How to attract the best oil and gas talent
Oil and gas companies in Southeast Asia are expected to grow in the coming years, which means businesses will require more experienced engineers.
Malaysia and Singapore in particular are seen as important international energy hubs and more contractors are taking on large projects in this part of the world. This point is emphasised by Royal Vopak's recent announcement that it will invest in Southeast Asia's first independent import Liquefied Petroleum Gas (LPG) facility in Singapore.
Eelco Hoekstra, Chairman of the Executive Board and Chief Executive Officer at the company, said: "Singapore is a natural choice as it is home to several large petrochemical complexes and we already have an established presence supported by excellent relationships with local authorities.
"Most importantly, building on the success of Singapore as an oil hub, there is potential for a regional hub for LPG and we are keen to be part of this growth."
With so many new projects emerging, the competition for talented oil and gas engineers is high, so businesses need to ensure they stand out from their rivals.
What incentives can you offer?
Although financial packages are important, there are many things that companies can do to set themselves apart from other organisations.

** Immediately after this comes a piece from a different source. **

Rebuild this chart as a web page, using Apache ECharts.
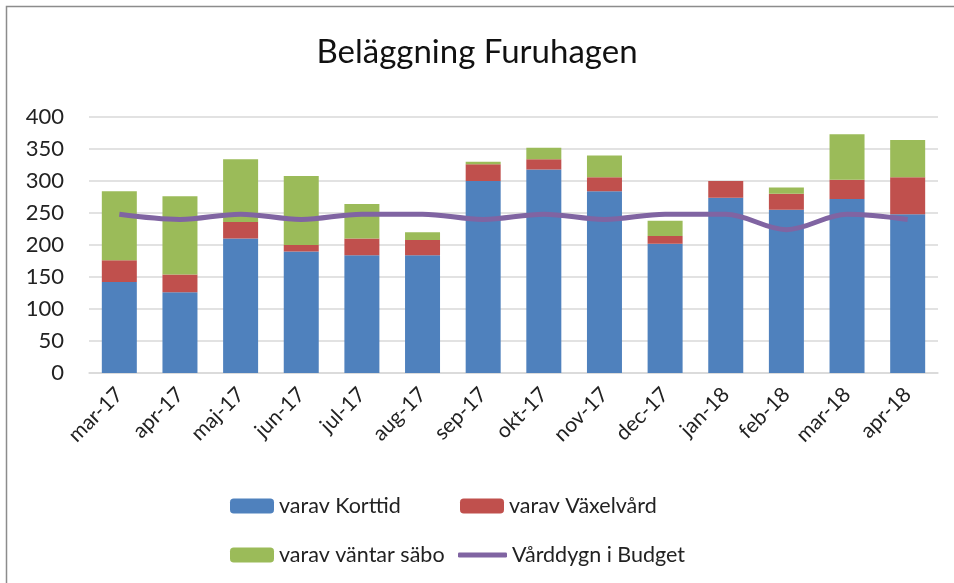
<!DOCTYPE html>
<html>
<head>
<meta charset="utf-8">
<script src="https://cdn.jsdelivr.net/npm/echarts@6/dist/echarts.min.js"></script>
<style>
  html, body { margin: 0; padding: 0; background: #fff; }
  #chart { width: 954px; height: 583px; }
</style>
</head>
<body>
<div id="chart"></div>
<script>
const months = ['mar-17', 'apr-17', 'maj-17', 'jun-17', 'jul-17', 'aug-17', 'sep-17',
  'okt-17', 'nov-17', 'dec-17', 'jan-18', 'feb-18', 'mar-18', 'apr-18'];

// staplade värden, läst ur bilden
const korttid = [142, 126, 210, 190, 184, 184, 300, 318, 284, 202, 274, 255, 272, 248];
const vaxelvard = [34, 28, 26, 10, 26, 24, 26, 16, 22, 12, 26, 25, 30, 58];
const vantarSabo = [108, 122, 98, 108, 54, 12, 4, 18, 34, 24, 0, 10, 71, 58];
const budget = [248, 240, 248, 240, 248, 248, 240, 248, 240, 248, 248, 224, 248, 240];

const yTicks = [0, 50, 100, 150, 200, 250, 300, 350, 400];

const font = 'Lato, "Open Sans", sans-serif';
const chart = echarts.init(document.getElementById('chart'));

const legendText = { fontFamily: font, fontSize: 21.5, color: '#222' };
const legendBox = (name, left, top, extra) => Object.assign({
  data: [name],
  left: left,
  top: top,
  itemWidth: 44,
  itemHeight: 15,
  itemGap: 6,
  textStyle: legendText
}, extra || {});

chart.setOption({
  animation: false,
  title: {
    text: 'Beläggning Furuhagen',
    left: 'center',
    top: 31,
    textStyle: { fontFamily: font, fontSize: 33, fontWeight: 'normal', color: '#111' }
  },
  graphic: [{
    type: 'rect',
    shape: { x: 6.5, y: 6.5, width: 1200, height: 1200 },
    style: { fill: 'none', stroke: '#8c8c8c', lineWidth: 1.5 },
    silent: true
  }],
  legend: [
    legendBox('varav Korttid', 225, 490),
    legendBox('varav Växelvård', 455, 490),
    legendBox('varav väntar säbo', 225, 539),
    legendBox('Vårddygn i Budget', 453, 539, {
      itemWidth: 49,
      itemHeight: 5,
      data: [{ name: 'Vårddygn i Budget', icon: 'roundRect' }]
    })
  ],
  grid: { left: 89, right: 16, top: 117, bottom: 210 },
  xAxis: {
    type: 'category',
    data: months,
    axisLine: { lineStyle: { color: '#d9d9d9', width: 1.5 } },
    axisTick: { show: false },
    axisLabel: {
      rotate: 45,
      margin: 18,
      interval: 0,
      fontFamily: font,
      fontSize: 21,
      color: '#222'
    }
  },
  yAxis: {
    type: 'value',
    min: yTicks[0],
    max: yTicks[yTicks.length - 1],
    interval: 50,
    axisLine: { show: false },
    axisTick: { show: false },
    splitLine: { lineStyle: { color: '#d9d9d9', width: 1.5 } },
    axisLabel: { fontFamily: font, fontSize: 22, color: '#222', margin: 25 }
  },
  series: [
    {
      name: 'varav Korttid', type: 'bar', stack: 'total', barWidth: 35,
      itemStyle: { color: '#4f81bd' }, data: korttid
    },
    {
      name: 'varav Växelvård', type: 'bar', stack: 'total',
      itemStyle: { color: '#c0504d' }, data: vaxelvard
    },
    {
      name: 'varav väntar säbo', type: 'bar', stack: 'total',
      itemStyle: { color: '#9bbb59' }, data: vantarSabo
    },
    {
      name: 'Vårddygn i Budget', type: 'line', smooth: 0.35,
      symbol: 'none',
      lineStyle: { color: '#8064a2', width: 5 },
      itemStyle: { color: '#8064a2' },
      data: budget
    }
  ]
});
</script>
</body>
</html>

In an increasingly competitive market, it is vital that firms demonstrate they care about their employees and are committed to ensuring that staff have a good work-life balance.

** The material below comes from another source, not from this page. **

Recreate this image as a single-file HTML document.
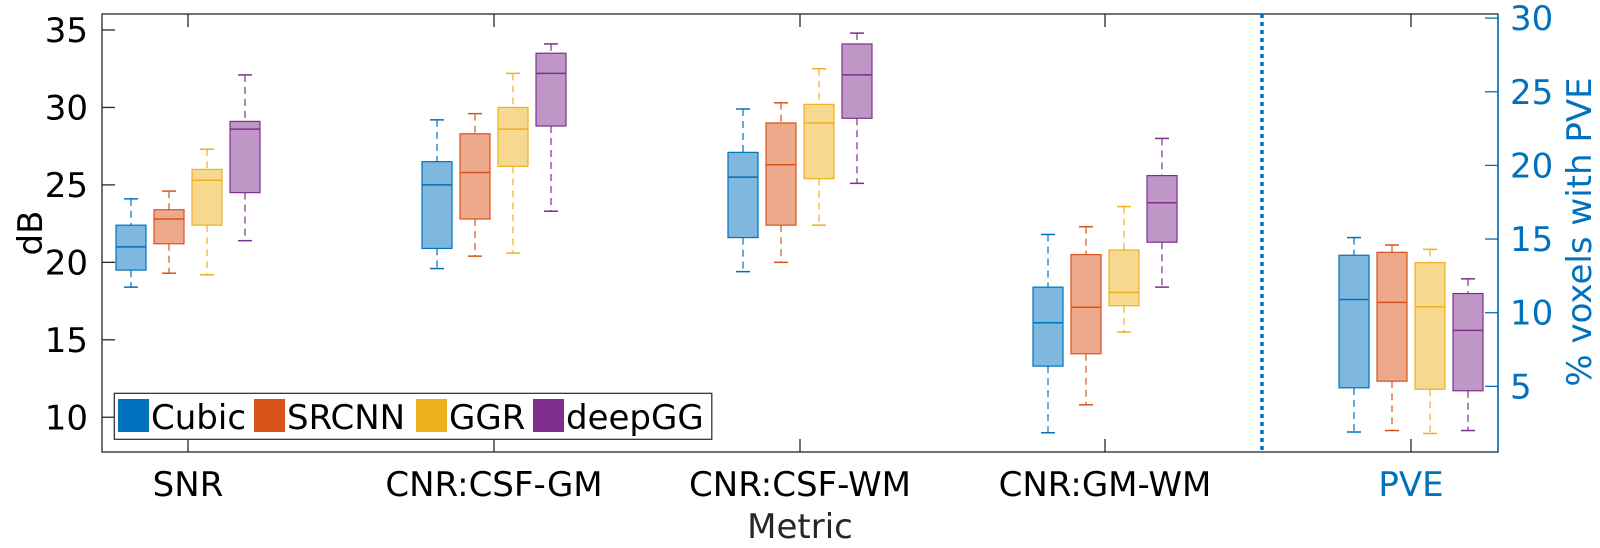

A firm that has a reputation for rewarding good performance and providing high levels of support will immediately appeal to a contractor. This is especially true if an engineer is moving to an unfamiliar part of the world.
If Southeast Asian oil and gas companies are to overcome skills shortages in the sector, they may opt to hire workers from other continents. Helping these people to settle into a new way of life is crucial and employers should explain exactly what they will do to accommodate a contractor from a different region.
Why diversity is key
As well as searching for skilled engineers in far-flung countries, businesses should also try to hire more women.

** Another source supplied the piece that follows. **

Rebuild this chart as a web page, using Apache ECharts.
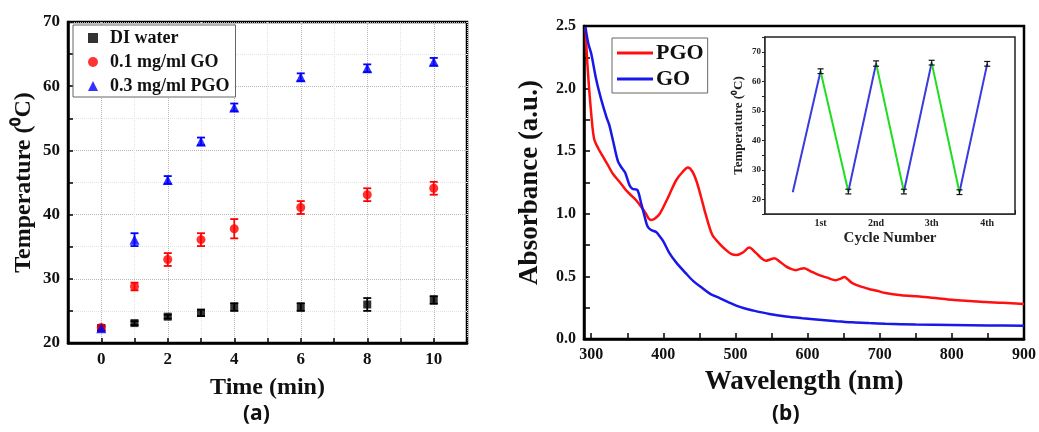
<!DOCTYPE html>
<html>
<head>
<meta charset="utf-8">
<script src="https://cdn.jsdelivr.net/npm/echarts@6/dist/echarts.min.js"></script>
<style>
    html, body { margin: 0; padding: 0; background: #fff; }
    #container { width: 1039px; height: 432px; }
</style>
</head>
<body>
<div id="container"></div>
<script>
// (a) heating curves
const timeMin = [0, 1, 2, 3, 4, 6, 8, 10];
const diWater = [22.3, 23.1, 24.1, 24.7, 25.6, 25.6, 26.0, 26.7];
const diWaterErr = [0.3, 0.3, 0.3, 0.5, 0.6, 0.6, 1.0, 0.6];
const goTemp = [22.4, 28.8, 33.0, 36.1, 37.8, 41.1, 43.1, 44.1];
const goErr = [0.4, 0.6, 1.0, 1.0, 1.5, 1.0, 1.0, 1.0];
const pgoTemp = [22.3, 36.1, 45.4, 51.4, 56.7, 61.4, 62.8, 63.8];
const pgoErr = [0.4, 1.0, 0.6, 0.6, 0.6, 0.6, 0.6, 0.6];
const timeTicks = [0, 2, 4, 6, 8, 10];

// (b) absorbance spectra
const pgoWl = [292, 295, 300, 304, 310, 316, 323, 330, 340, 348, 355, 362, 370, 376, 380, 383, 388, 395, 404, 412, 418, 426, 434, 440, 446, 452, 459, 468, 478, 487, 494, 501, 510, 519, 528, 535, 542, 548, 554, 562, 570, 577, 584, 590, 595, 603, 616, 627, 639, 645, 651, 656, 662, 673, 685, 696, 708, 730, 755, 780, 800, 825, 847, 870, 900];
const pgoAbs = [2.49, 2.17, 1.80, 1.60, 1.52, 1.46, 1.39, 1.32, 1.25, 1.19, 1.15, 1.11, 1.05, 1.00, 0.96, 0.95, 0.96, 1.00, 1.10, 1.20, 1.27, 1.33, 1.37, 1.34, 1.26, 1.14, 0.99, 0.83, 0.76, 0.71, 0.68, 0.67, 0.69, 0.73, 0.69, 0.65, 0.625, 0.635, 0.645, 0.615, 0.58, 0.56, 0.55, 0.56, 0.565, 0.545, 0.51, 0.49, 0.47, 0.48, 0.495, 0.475, 0.446, 0.42, 0.40, 0.385, 0.367, 0.35, 0.34, 0.325, 0.313, 0.303, 0.295, 0.29, 0.28];
const goWl = [292, 296, 300, 307, 314, 321, 325, 330, 337, 342, 347, 353, 357, 364, 369, 374, 378, 383, 390, 395, 400, 408, 418, 431, 442, 454, 465, 478, 490, 501, 512, 524, 547, 570, 593, 616, 640, 662, 685, 708, 750, 800, 850, 900];
const goAbs = [2.49, 2.36, 2.28, 2.07, 1.91, 1.775, 1.71, 1.59, 1.42, 1.37, 1.33, 1.23, 1.20, 1.19, 1.09, 0.98, 0.90, 0.87, 0.855, 0.82, 0.78, 0.69, 0.61, 0.526, 0.46, 0.407, 0.36, 0.327, 0.295, 0.266, 0.245, 0.228, 0.20, 0.18, 0.166, 0.154, 0.142, 0.133, 0.127, 0.122, 0.116, 0.112, 0.108, 0.106];
const wlLabels = [300, 400, 500, 600, 700, 800, 900];
const wlTicks = [300, 350, 400, 450, 500, 550, 600, 650, 700, 750, 800, 850, 900];

// (b) inset: heating / cooling cycles
const cycleX = [0.5, 1, 1.5, 2, 2.5, 3, 3.5, 4];
const cycleT = [22.4, 63.4, 22.6, 66.0, 22.6, 66.3, 22.4, 65.9];
const cycleErr = [0, 0.8, 0.8, 0.9, 0.8, 0.8, 0.8, 0.8];
const cycleNames = { 1: '1st', 2: '2nd', 3: '3th', 4: '4th' };

const serif = "'Liberation Serif', 'Times New Roman', serif";

function errRender(capW, color, lw) {
    return function (params, api) {
        const x = api.value(0);
        const lo = api.coord([x, api.value(1)]);
        const hi = api.coord([x, api.value(2)]);
        const st = { stroke: color, lineWidth: lw };
        return {
            type: 'group',
            children: [
                { type: 'line', shape: { x1: lo[0], y1: lo[1], x2: hi[0], y2: hi[1] }, style: st },
                { type: 'line', shape: { x1: lo[0] - capW, y1: lo[1], x2: lo[0] + capW, y2: lo[1] }, style: st },
                { type: 'line', shape: { x1: hi[0] - capW, y1: hi[1], x2: hi[0] + capW, y2: hi[1] }, style: st }
            ]
        };
    };
}

function errData(xs, ys, es) {
    return xs.map((x, i) => [x, ys[i] - es[i], ys[i] + es[i]]);
}

function pairs(xs, ys) {
    return xs.map((x, i) => [x, ys[i]]);
}

// split cycle line into rising (blue) and falling (green) pieces
let risingData = [];
let fallingData = [];
for (let i = 1; i < cycleX.length; i++) {
    let seg = [[cycleX[i - 1], cycleT[i - 1]], [cycleX[i], cycleT[i]]];
    let target = cycleT[i] > cycleT[i - 1] ? risingData : fallingData;
    if (target.length) target.push('-');
    target.push(...seg);
}

let options = {
    animation: false,
    backgroundColor: '#fff',
    graphic: {
        elements: [
            {
                type: 'text', left: 243, top: 404,
                style: { text: '(a)', font: "bold 21px 'Noto Sans', sans-serif", fill: '#111' }
            },
            {
                type: 'text', left: 772, top: 404,
                style: { text: '(b)', font: "bold 21px 'Noto Sans', sans-serif", fill: '#111' }
            }
        ]
    },
    legend: [
        {
            data: ['DI water', '0.1 mg/ml GO', '0.3 mg/ml PGO'],
            orient: 'vertical',
            left: 73,
            top: 25,
            padding: [4, 6, 2, 15],
            itemGap: 6,
            itemWidth: 10,
            itemHeight: 10,
            borderColor: '#666',
            borderWidth: 1,
            backgroundColor: '#fff',
            textStyle: { fontFamily: serif, fontWeight: 'bold', fontSize: 18, color: '#111', padding: [0, 0, 0, 7] }
        },
        {
            data: ['PGO', 'GO'],
            orient: 'vertical',
            left: 612,
            top: 38,
            padding: [4, 4, 3, 5],
            itemGap: 4,
            itemWidth: 36,
            itemHeight: 3,
            icon: 'rect',
            borderColor: '#666',
            borderWidth: 1,
            backgroundColor: '#fff',
            textStyle: { fontFamily: serif, fontWeight: 'bold', fontSize: 22, color: '#111', padding: [0, 0, 0, -2] }
        }
    ],
    grid: [
        { left: 68, top: 22, width: 399, height: 321, show: true, borderColor: '#000', borderWidth: 2.5 },
        { left: 584, top: 26, width: 442, height: 313, show: true, borderColor: '#000', borderWidth: 2.5 },
        { left: 765, top: 37, width: 250, height: 177, show: true, borderColor: '#222', borderWidth: 1.5, backgroundColor: '#fff', z: 5 }
    ],
    xAxis: [
        {
            gridIndex: 0,
            type: 'value',
            min: -1,
            max: 11,
            interval: 1,
            name: 'Time (min)',
            nameLocation: 'middle',
            nameGap: 33,
            nameTextStyle: { fontFamily: serif, fontWeight: 'bold', fontSize: 24, color: '#111' },
            axisLine: { onZero: false, lineStyle: { color: '#000', width: 2.5 } },
            axisTick: { inside: true, length: 5, lineStyle: { color: '#000', width: 1.5 } },
            axisLabel: {
                margin: 8,
                fontFamily: serif, fontWeight: 'bold', fontSize: 17, color: '#111',
                formatter: v => timeTicks.includes(v) ? String(v) : ''
            },
            splitLine: { show: true, lineStyle: { type: 'dotted', color: ['#e2e2e2', '#b8b8b8'], width: 1 } }
        },
        {
            gridIndex: 1,
            type: 'value',
            min: 290,
            max: 900,
            name: 'Wavelength (nm)',
            nameLocation: 'middle',
            nameGap: 30,
            nameTextStyle: { fontFamily: serif, fontWeight: 'bold', fontSize: 27, color: '#111' },
            axisLine: { onZero: false, lineStyle: { color: '#000', width: 2.5 } },
            axisTick: { inside: true, length: 6, customValues: wlTicks, lineStyle: { color: '#000', width: 1.5 } },
            axisLabel: {
                margin: 8, customValues: wlLabels,
                fontFamily: serif, fontWeight: 'bold', fontSize: 16, color: '#111'
            },
            splitLine: { show: false }
        },
        {
            gridIndex: 2,
            type: 'value',
            min: 0,
            max: 4.5,
            interval: 0.5,
            name: 'Cycle Number',
            nameLocation: 'middle',
            nameGap: 17,
            nameTextStyle: { fontFamily: serif, fontWeight: 'bold', fontSize: 15, color: '#222' },
            axisLine: { onZero: false, lineStyle: { color: '#222', width: 1.5 } },
            axisTick: { inside: true, length: 4, lineStyle: { color: '#222', width: 1 } },
            axisLabel: {
                margin: 4,
                fontFamily: serif, fontWeight: 'bold', fontSize: 10, color: '#222',
                formatter: v => cycleNames[v] || ''
            },
            splitLine: { show: false }
        }
    ],
    yAxis: [
        {
            gridIndex: 0,
            type: 'value',
            min: 20,
            max: 70,
            interval: 5,
            name: 'Temperature (⁰C)',
            nameLocation: 'middle',
            nameGap: 32,
            nameTextStyle: { fontFamily: serif, fontWeight: 'bold', fontSize: 24, color: '#111' },
            axisLine: { onZero: false, lineStyle: { color: '#000', width: 2.5 } },
            axisTick: { inside: true, length: 5, lineStyle: { color: '#000', width: 1.5 } },
            axisLabel: {
                margin: 8,
                fontFamily: serif, fontWeight: 'bold', fontSize: 17, color: '#111',
                formatter: v => v % 10 === 0 ? String(v) : ''
            },
            splitLine: { show: true, lineStyle: { type: 'dotted', color: ['#b8b8b8', '#e2e2e2'], width: 1 } }
        },
        {
            gridIndex: 1,
            type: 'value',
            min: 0,
            max: 2.5,
            interval: 0.5,
            name: 'Absorbance (a.u.)',
            nameLocation: 'middle',
            nameGap: 40,
            nameTextStyle: { fontFamily: serif, fontWeight: 'bold', fontSize: 27, color: '#111' },
            axisLine: { onZero: false, lineStyle: { color: '#000', width: 2.5 } },
            axisTick: { inside: true, length: 6, lineStyle: { color: '#000', width: 1.5 } },
            minorTick: { show: true, splitNumber: 2, length: 6, lineStyle: { color: '#000', width: 1.5 } },
            axisLabel: {
                margin: 8,
                fontFamily: serif, fontWeight: 'bold', fontSize: 16, color: '#111',
                formatter: v => v.toFixed(1)
            },
            splitLine: { show: false }
        },
        {
            gridIndex: 2,
            type: 'value',
            min: 15,
            max: 75,
            interval: 5,
            name: 'Temperature (⁰C)',
            nameLocation: 'middle',
            nameGap: 20,
            nameTextStyle: { fontFamily: serif, fontWeight: 'bold', fontSize: 13, color: '#222' },
            axisLine: { onZero: false, lineStyle: { color: '#222', width: 1.5 } },
            axisTick: { inside: false, length: 3, lineStyle: { color: '#222', width: 1 } },
            axisLabel: {
                margin: 4,
                fontFamily: serif, fontWeight: 'bold', fontSize: 9, color: '#222',
                formatter: v => v % 10 === 0 ? String(v) : ''
            },
            splitLine: { show: false }
        }
    ],
    series: [
        // (a) error bars
        {
            type: 'custom', xAxisIndex: 0, yAxisIndex: 0, z: 2,
            renderItem: errRender(4, '#000', 1.8),
            encode: { x: 0, y: [1, 2] },
            data: errData(timeMin, diWater, diWaterErr)
        },
        {
            type: 'custom', xAxisIndex: 0, yAxisIndex: 0, z: 2,
            renderItem: errRender(4, '#ff0000', 1.8),
            encode: { x: 0, y: [1, 2] },
            data: errData(timeMin, goTemp, goErr)
        },
        {
            type: 'custom', xAxisIndex: 0, yAxisIndex: 0, z: 2,
            renderItem: errRender(4, '#0000ff', 1.8),
            encode: { x: 0, y: [1, 2] },
            data: errData(timeMin, pgoTemp, pgoErr)
        },
        // (a) points
        {
            name: 'DI water', type: 'scatter', xAxisIndex: 0, yAxisIndex: 0, z: 3,
            symbol: 'rect', symbolSize: 8,
            itemStyle: { color: '#000' },
            data: pairs(timeMin, diWater)
        },
        {
            name: '0.1 mg/ml GO', type: 'scatter', xAxisIndex: 0, yAxisIndex: 0, z: 3,
            symbol: 'circle', symbolSize: 9,
            itemStyle: { color: '#ff0000' },
            data: pairs(timeMin, goTemp)
        },
        {
            name: '0.3 mg/ml PGO', type: 'scatter', xAxisIndex: 0, yAxisIndex: 0, z: 3,
            symbol: 'triangle', symbolSize: 10,
            itemStyle: { color: '#0000ff' },
            data: pairs(timeMin, pgoTemp)
        },
        // (b) spectra
        {
            name: 'PGO', type: 'line', xAxisIndex: 1, yAxisIndex: 1,
            symbol: 'none', smooth: 0.3,
            lineStyle: { color: '#ff1010', width: 2.5 },
            itemStyle: { color: '#ff1010' },
            data: pairs(pgoWl, pgoAbs)
        },
        {
            name: 'GO', type: 'line', xAxisIndex: 1, yAxisIndex: 1,
            symbol: 'none', smooth: 0.3,
            lineStyle: { color: '#1818e8', width: 2.5 },
            itemStyle: { color: '#1818e8' },
            data: pairs(goWl, goAbs)
        },
        // (b) inset cycles
        {
            type: 'line', xAxisIndex: 2, yAxisIndex: 2, z: 6,
            symbol: 'none', connectNulls: false,
            lineStyle: { color: '#3a3ae0', width: 2 },
            data: risingData
        },
        {
            type: 'line', xAxisIndex: 2, yAxisIndex: 2, z: 6,
            symbol: 'none', connectNulls: false,
            lineStyle: { color: '#20dd20', width: 2 },
            data: fallingData
        },
        {
            type: 'custom', xAxisIndex: 2, yAxisIndex: 2, z: 7,
            renderItem: errRender(3, '#111', 1.2),
            encode: { x: 0, y: [1, 2] },
            data: errData(cycleX, cycleT, cycleErr).filter((d, i) => cycleErr[i] > 0)
        }
    ]
}

const container = document.getElementById('container')
let mychart = echarts.init(container, null, { renderer: 'canvas' })
mychart.setOption(options)
window.addEventListener('resize', () => { mychart.resize() })
</script>
</body>
</html>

Gender diversity is a big issue, with governments across the globe discussing ways to increase the number of women working in typically male-dominated industries, including oil and gas. A new study published by BP and Rigzone has shown that career prospects are improving for women in the global oil and gas industry.
It seems Asian businesses have a generally positive attitude towards the appointment of women into senior oil and gas management roles. Some 64 per cent of firms felt men and women have equal opportunities to progress on to bigger and better jobs, which was much higher than the worldwide average of 54 per cent.
Kirsty Bashforth, Group Head of Organisational Effectiveness at BP, said the corporation has benefited from having a diverse hiring policy.
"At BP, we work to attract, motivate, develop and retain the best talent from the diversity the world offers - our ability to be competitive and to thrive globally depends on it," she commented.
"Women, which represented nearly 32 per cent of BP's hires last year, are playing an increasingly vital role in the effort. For BP, diversity and inclusion is not a 'nice to have'. It's a 'must have'."
The way forward
As the BP case study shows, companies that display a proactive attitude towards boosting levels of gender diversity will be far more appealing to a contractor than a firm that has failed to progress.
With the global demand for oil and gas expected to surge in the coming years, it is important that companies source new talent as soon as possible. Although skills shortages are a problem, governments across the globe are taking steps to encourage more youngsters to study vocational subjects, giving them an opportunity to learn practical jobs that will directly benefit employers in the future.
Until this new generation of talent emerges, it is crucial that oil and gas companies differentiate themselves from their rivals in order to attract the very best engineering contractors in the world.